Topics: race-conscious contracting, government contracting, equal protection, small business procurement

Summary

Background

A construction company, Adarand, challenged the Department of Transportation’s (DOT’s) Disadvantaged Business Enterprise (DBE) programs that use race-conscious measures to influence contract awards. The Supreme Court previously held in Adarand I that any race-based federal program must meet strict scrutiny. After remand, a district court found the DOT’s race-based practices unconstitutional as administered in 1997. The Court of Appeals later focused on the DOT regulations issued under the Transportation Equity Act (TEA-21), which govern federal highway funds awarded through States and localities, and it found the original Subcontractor Compensation Clause (SCC) unconstitutional; the Government has since abandoned the SCC.

Reasoning

The core question was whether the DOT’s current DBE rules survive strict scrutiny.
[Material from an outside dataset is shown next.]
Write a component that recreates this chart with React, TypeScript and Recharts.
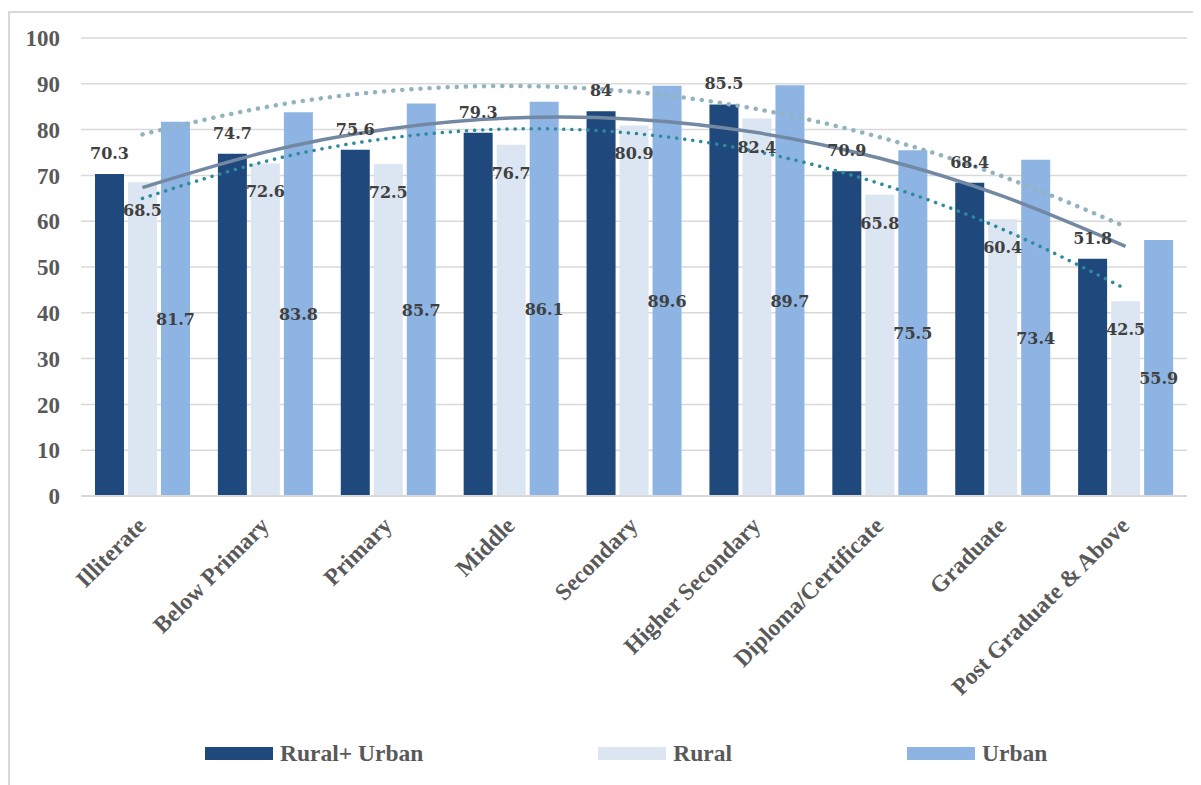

The Supreme Court concluded it could not answer because the case’s posture had shifted: the Court of Appeals reviewed only state-and-local procurement rules under TEA-21, but the petitioner now asks the Court to review a different set of rules governing direct federal procurement under the Small Business Act (§8(d)(4)-(6)). Those direct-procurement provisions were not considered below, and the petitioner did not properly present standing and scope arguments until shortly before oral argument, including voluminous evidence never lodged in lower courts. Following precedent that factual and standing disputes like these must be addressed first by lower courts, the Supreme Court declined to decide the merits or to resolve standing in the first instance.

Real world impact

The Court dismissed its review as improvidently granted and did not rule on the constitutional merits. The SCC automatic incentive is discontinued, but no final nationwide ruling was made about the constitutionality of direct federal procurement programs; those questions are left for lower courts.